Yuan made quite an impression on his recruiting visit, playing members of the Husky golf team in table tennis. As the legend goes, Yuan crushed his future teammates by using his cellphone as a paddle.
“Yeah, it is true,” Yuan said sheepishly when asked about it. “It was just to make it more challenging. Coming from China, I played a little bit when I was young and I have a fair game.”
He also proved he had a fair golf game. He made the all-Pac-12 freshman team, then continued to excel the next two seasons under new coach Alan Murray.
Yuan led the Huskies in scoring as a sophomore and was second-team All-Pac-12, then led his team in five of nine events as a junior and had two top-five finishes.
Yuan said he learned a lot from Thurmond and Murray, who saw immediately that Yuan had a lot of ability.
“From the very first time I saw him play golf, you could tell he was a world-class ball striker,” Murray said. “His ability to get the club on the meat of the ball every time — there are not many guys like him. He’s got an amazing shot-making ability. His game is very suited to professional golf, and look at the year he has had.”
While at UW, Yuan met Ying Luo, who helped the Washington women’s golf team win the 2016 national title. The two were married in 2020.
“This is what I say: ‘I work for her,’” Yuan said. “She does a lot more than anyone can imagine. She knows the game so well, being a great golfer herself. She knows how tough this job is, how hard golf is, so she is always there to encourage me and to help me out with my game.

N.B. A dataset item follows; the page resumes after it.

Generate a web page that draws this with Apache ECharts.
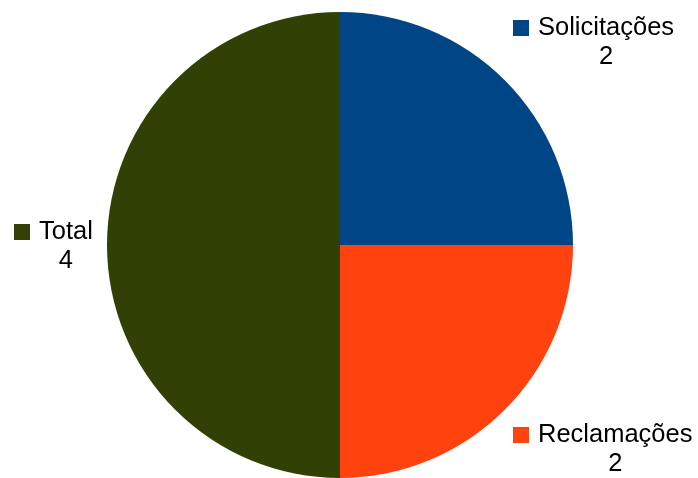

“She always keeps me on the right track. Sometimes golfers can get lost in their own world, and she is always there to pull me back. She views my game from a different perspective, which is great.”
Yuan thinks it is an advantage that he had several seasons to develop his game before joining the PGA Tour. He has been a great driver of the ball for years, and Murray said if there was an area of improvement leaving college for Yuan that it was in his short game.
Consider that taken care of.
“I am glad I didn’t take any shortcut (to the PGA Tour),” Yuan said. “I did it step by step. It has really helped build me up and I definitely grew a lot in these years and it has prepared me for the PGA Tour.”
And he’s proud to represent the Huskies.
“That is so cool and something that I always wanted to do — represent the Huskies on the PGA Tour,” Yuan said. “Huskies can play.”